### Stated exercise:
Repeat the lines below exactly as they appear, but leave out the images.

--- Begin ---

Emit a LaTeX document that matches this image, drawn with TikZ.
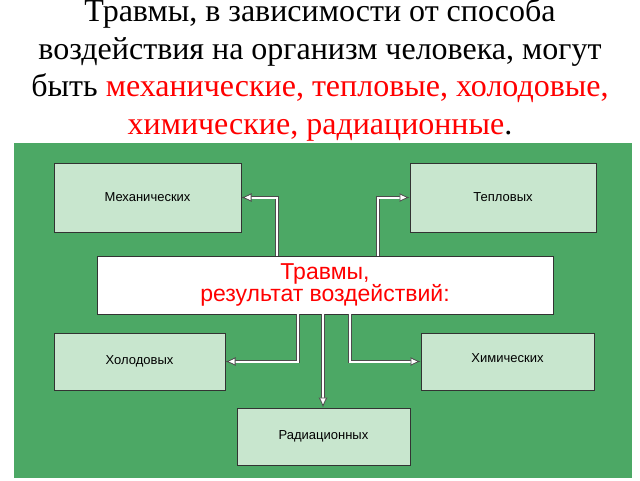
\documentclass[tikz,border=0pt]{standalone}
\usepackage{fontspec}
\setmainfont{Liberation Serif}
\newfontfamily\boxfont{Liberation Sans}
\usetikzlibrary{arrows.meta}
\begin{document}
\begin{tikzpicture}[x=1pt,y=-1pt,
  box/.style={draw=black!80,line width=1pt,inner sep=0pt,font=\boxfont\fontsize{13}{14}\selectfont},
  arr/.style={draw=black!70,double=white,double distance=2pt,line width=0.8pt,-{Latex[length=10pt,width=9pt,fill=white]}}]
\useasboundingbox (0,0) rectangle (640,480);
\fill[white] (0,0) rectangle (640,480);
\fill[fill={rgb,255:red,76;green,168;blue,101}] (14,143) rectangle (632,478);
\node[font=\fontsize{32}{37.5}\selectfont,align=center] (title) at (320,70) {Травмы, в зависимости от способа\\воздействия на организм человека, могут\\быть \textcolor{red}{механические, тепловые, холодовые,}\\\textcolor{red}{химические, радиационные}.};
\definecolor{bx}{RGB}{200,230,206}
\node[box,fill=bx,minimum width=187,minimum height=69] (m) at (147.5,197.5) {Механических};
\node[box,fill=bx,minimum width=186,minimum height=69] (t) at (503,197.5) {Тепловых};
\node[box,fill=white,minimum width=456,minimum height=58,align=center,text=red,font=\boxfont\fontsize{23}{21}\selectfont] (c) at (325,285) {Травмы,\\результат воздействий:};
\node[box,fill=bx,minimum width=171,minimum height=57] (h) at (139.5,361.5) {Холодовых};
\node[box,fill=bx,minimum width=173,minimum height=57] (x) at (507.5,361.5) {\raisebox{6pt}{Химических}};
\node[box,fill=bx,minimum width=173,minimum height=57] (r) at (323.5,436.5) {Радиационных};
\draw[arr] (277,256) |- (m.east);
\draw[arr] (378,256) |- (t.west);
\draw[arr] (298,314) |- (h.east);
\draw[arr] (350,314) |- (x.west);
\draw[arr] (323,314) -- (r.north -| 323,0);
\end{tikzpicture}
\end{document}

--- End ---

### Written answer:
Emit a LaTeX document that matches this image, drawn with TikZ.
\documentclass[tikz,border=0pt]{standalone}
\usepackage{fontspec}
\setmainfont{Liberation Serif}
\newfontfamily\boxfont{Liberation Sans}
\usetikzlibrary{arrows.meta}
\begin{document}
\begin{tikzpicture}[x=1pt,y=-1pt,
  box/.style={draw=black!80,line width=1pt,inner sep=0pt,font=\boxfont\fontsize{13}{14}\selectfont},
  arr/.style={draw=black!70,double=white,double distance=2pt,line width=0.8pt,-{Latex[length=10pt,width=9pt,fill=white]}}]
\useasboundingbox (0,0) rectangle (640,480);
\fill[white] (0,0) rectangle (640,480);
\fill[fill={rgb,255:red,76;green,168;blue,101}] (14,143) rectangle (632,478);
\node[font=\fontsize{32}{37.5}\selectfont,align=center] (title) at (320,70) {Травмы, в зависимости от способа\\воздействия на организм человека, могут\\быть \textcolor{red}{механические, тепловые, холодовые,}\\\textcolor{red}{химические, радиационные}.};
\definecolor{bx}{RGB}{200,230,206}
\node[box,fill=bx,minimum width=187,minimum height=69] (m) at (147.5,197.5) {Механических};
\node[box,fill=bx,minimum width=186,minimum height=69] (t) at (503,197.5) {Тепловых};
\node[box,fill=white,minimum width=456,minimum height=58,align=center,text=red,font=\boxfont\fontsize{23}{21}\selectfont] (c) at (325,285) {Травмы,\\результат воздействий:};
\node[box,fill=bx,minimum width=171,minimum height=57] (h) at (139.5,361.5) {Холодовых};
\node[box,fill=bx,minimum width=173,minimum height=57] (x) at (507.5,361.5) {\raisebox{6pt}{Химических}};
\node[box,fill=bx,minimum width=173,minimum height=57] (r) at (323.5,436.5) {Радиационных};
\draw[arr] (277,256) |- (m.east);
\draw[arr] (378,256) |- (t.west);
\draw[arr] (298,314) |- (h.east);
\draw[arr] (350,314) |- (x.west);
\draw[arr] (323,314) -- (r.north -| 323,0);
\end{tikzpicture}
\end{document}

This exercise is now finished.